> _Data lines_
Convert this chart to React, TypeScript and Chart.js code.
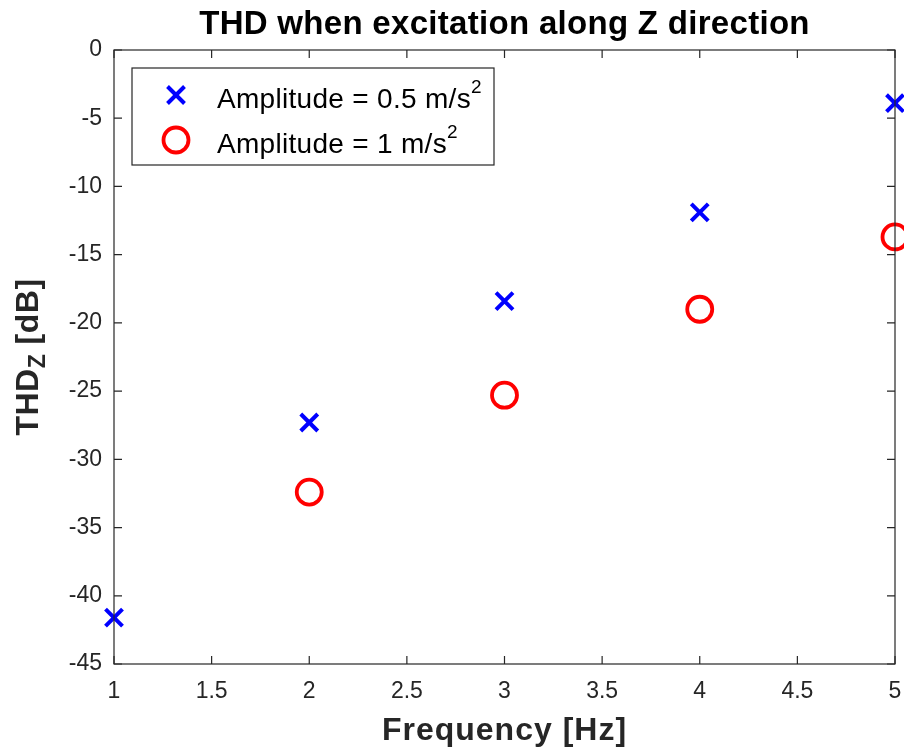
import { useEffect, useRef } from 'react';
import { Chart, registerables } from 'chart.js';

Chart.register(...registerables);

const frequencies = [1, 2, 3, 4, 5];
const thdHalf = [-41.6, -27.3, -18.4, -11.9, -3.9];
const frequenciesOne = [2, 3, 4, 5];
const thdOne = [-32.4, -25.3, -19.0, -13.7];
const xTicks = [1, 1.5, 2, 2.5, 3, 3.5, 4, 4.5, 5];
const xTickLabels = ['1', '1.5', '2', '2.5', '3', '3.5', '4', '4.5', '5'];
const yTicks = [0, -5, -10, -15, -20, -25, -30, -35, -40, -45];
const yTickLabels = ['0', '-5', '-10', '-15', '-20', '-25', '-30', '-35', '-40', '-45'];
const titleText = 'THD when excitation along Z direction';
const xTitle = 'Frequency [Hz]';
const yTitleMain = 'THD';
const yTitleSub = 'Z';
const yTitleRest = ' [dB]';
const legendMain = ['Amplitude = 0.5 m/s', 'Amplitude = 1 m/s'];
const legendSup = ['2', '2'];

const FONT = '"Liberation Sans", Arial, Helvetica, sans-serif';
const AXIS = '#262626';
const BLUE = '#0000ff';
const RED = '#ff0000';

function drawCross(ctx: CanvasRenderingContext2D, x: number, y: number, r: number) {
  const o = r * Math.SQRT1_2;
  ctx.save();
  ctx.strokeStyle = BLUE;
  ctx.lineWidth = 4;
  ctx.beginPath();
  ctx.moveTo(x - o, y - o);
  ctx.lineTo(x + o, y + o);
  ctx.moveTo(x - o, y + o);
  ctx.lineTo(x + o, y - o);
  ctx.stroke();
  ctx.restore();
}

function drawCircle(ctx: CanvasRenderingContext2D, x: number, y: number, r: number) {
  ctx.save();
  ctx.strokeStyle = RED;
  ctx.lineWidth = 3.8;
  ctx.beginPath();
  ctx.arc(x, y, r, 0, Math.PI * 2);
  ctx.stroke();
  ctx.restore();
}

const decorPlugin = {
  id: 'decor',
  afterDraw(chart: any) {
    const ctx: any = chart.ctx;
    const { left, right, top, bottom } = chart.chartArea;
    const xs = chart.scales.x;
    const ys = chart.scales.y;
    ctx.save();
    ctx.strokeStyle = AXIS;
    ctx.lineWidth = 1.2;
    ctx.strokeRect(left, top, right - left, bottom - top);
    const tl = 8;
    ctx.beginPath();
    xTicks.forEach((v) => {
      const px = xs.getPixelForValue(v);
      ctx.moveTo(px, bottom);
      ctx.lineTo(px, bottom - tl);
      ctx.moveTo(px, top);
      ctx.lineTo(px, top + tl);
    });
    yTicks.forEach((v) => {
      const py = ys.getPixelForValue(v);
      ctx.moveTo(left, py);
      ctx.lineTo(left + tl, py);
      ctx.moveTo(right, py);
      ctx.lineTo(right - tl, py);
    });
    ctx.stroke();

    ctx.fillStyle = '#000';
    ctx.font = `bold 33px ${FONT}`;
    ctx.letterSpacing = '0.3px';
    ctx.textAlign = 'center';
    ctx.textBaseline = 'alphabetic';
    ctx.fillText(titleText, (left + right) / 2, 34);

    ctx.fillStyle = AXIS;
    ctx.font = `bold 32px ${FONT}`;
    ctx.letterSpacing = '1px';
    ctx.fillText(xTitle, (left + right) / 2, 740);

    ctx.save();
    ctx.translate(38, 357);
    ctx.rotate(-Math.PI / 2);
    ctx.textAlign = 'left';
    ctx.letterSpacing = '0.5px';
    const mainFont = `bold 32px ${FONT}`;
    const subFont = `bold 23px ${FONT}`;
    ctx.font = mainFont;
    const w1 = ctx.measureText(yTitleMain).width;
    ctx.font = subFont;
    const w2 = ctx.measureText(yTitleSub).width;
    ctx.font = mainFont;
    const w3 = ctx.measureText(yTitleRest).width;
    const total = w1 + w2 + w3;
    let cx = -total / 2;
    ctx.fillText(yTitleMain, cx, 0);
    cx += w1;
    ctx.font = subFont;
    ctx.fillText(yTitleSub, cx, 7);
    cx += w2;
    ctx.font = mainFont;
    ctx.fillText(yTitleRest, cx, 0);
    ctx.restore();

    const bx = 132, by = 68, bw = 362, bh = 97;
    ctx.fillStyle = '#fff';
    ctx.fillRect(bx, by, bw, bh);
    ctx.strokeStyle = AXIS;
    ctx.lineWidth = 1.2;
    ctx.strokeRect(bx, by, bw, bh);
    drawCross(ctx, 176, 95, 12);
    drawCircle(ctx, 176, 140, 12.5);
    const baselines = [108, 153];
    ctx.letterSpacing = '0.3px';
    legendMain.forEach((t, i) => {
      ctx.fillStyle = '#000';
      ctx.textAlign = 'left';
      ctx.font = `28px ${FONT}`;
      ctx.fillText(t, 217, baselines[i]);
      const w = ctx.measureText(t).width;
      ctx.font = `19px ${FONT}`;
      ctx.fillText(legendSup[i], 217 + w, baselines[i] - 15);
    });
    ctx.letterSpacing = '0px';
    ctx.restore();
  },
};

export default function App() {
  const ref = useRef<HTMLCanvasElement | null>(null);
  useEffect(() => {
    document.body.style.margin = '0';
    const canvas = ref.current;
    if (!canvas) return;
    const chart = new Chart(canvas, {
      type: 'scatter',
      data: {
        datasets: [
          {
            label: legendMain[0],
            data: frequencies.map((f, i) => ({ x: f, y: thdHalf[i] })),
            pointStyle: 'crossRot',
            radius: 12,
            hoverRadius: 12,
            borderWidth: 4,
            hoverBorderWidth: 4,
            borderColor: BLUE,
            backgroundColor: BLUE,
            clip: false,
          } as any,
          {
            label: legendMain[1],
            data: frequenciesOne.map((f, i) => ({ x: f, y: thdOne[i] })),
            pointStyle: 'circle',
            radius: 12.5,
            hoverRadius: 12.5,
            borderWidth: 3.8,
            hoverBorderWidth: 3.8,
            borderColor: RED,
            backgroundColor: 'rgba(0,0,0,0)',
            clip: false,
          } as any,
        ],
      },
      options: {
        responsive: false,
        animation: false,
        events: [],
        layout: { autoPadding: false, padding: { top: 50, right: 9, left: 0, bottom: 0 } },
        plugins: {
          legend: { display: false },
          title: { display: false },
          tooltip: { enabled: false },
        },
        scales: {
          x: {
            type: 'linear',
            min: 1,
            max: 5,
            afterBuildTicks: (s: any) => {
              s.ticks = xTicks.map((v) => ({ value: v }));
            },
            afterFit: (s: any) => {
              s.height = 85;
              s.paddingLeft = 0;
              s.paddingRight = 0;
            },
            grid: { display: false, drawTicks: false },
            border: { display: false },
            ticks: {
              autoSkip: false,
              maxRotation: 0,
              padding: 14,
              color: AXIS,
              font: { family: FONT, size: 23 },
              callback: (_v: any, i: number) => xTickLabels[i],
            },
          },
          y: {
            type: 'linear',
            min: -45,
            max: 0,
            afterBuildTicks: (s: any) => {
              s.ticks = yTicks.map((v) => ({ value: v }));
            },
            afterFit: (s: any) => {
              s.width = 114;
              s.paddingTop = 0;
              s.paddingBottom = 0;
            },
            grid: { display: false, drawTicks: false },
            border: { display: false },
            ticks: {
              autoSkip: false,
              padding: 12,
              color: AXIS,
              font: { family: FONT, size: 23 },
              callback: (_v: any, i: number) => yTickLabels[i],
            },
          },
        },
      },
      plugins: [decorPlugin],
    });
    return () => chart.destroy();
  }, []);
  return <canvas ref={ref} width={904} height={749} style={{ display: 'block', width: 904, height: 749 }} />;
}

> _What you are asked to do_
Repeat the lines exactly as they stand, from the opening line of the data through the line with "Chart.register(...registerables);". Pictures stay out of the copy.

> _Result for this task_
Convert this chart to React, TypeScript and Chart.js code.
import { useEffect, useRef } from 'react';
import { Chart, registerables } from 'chart.js';

Chart.register(...registerables);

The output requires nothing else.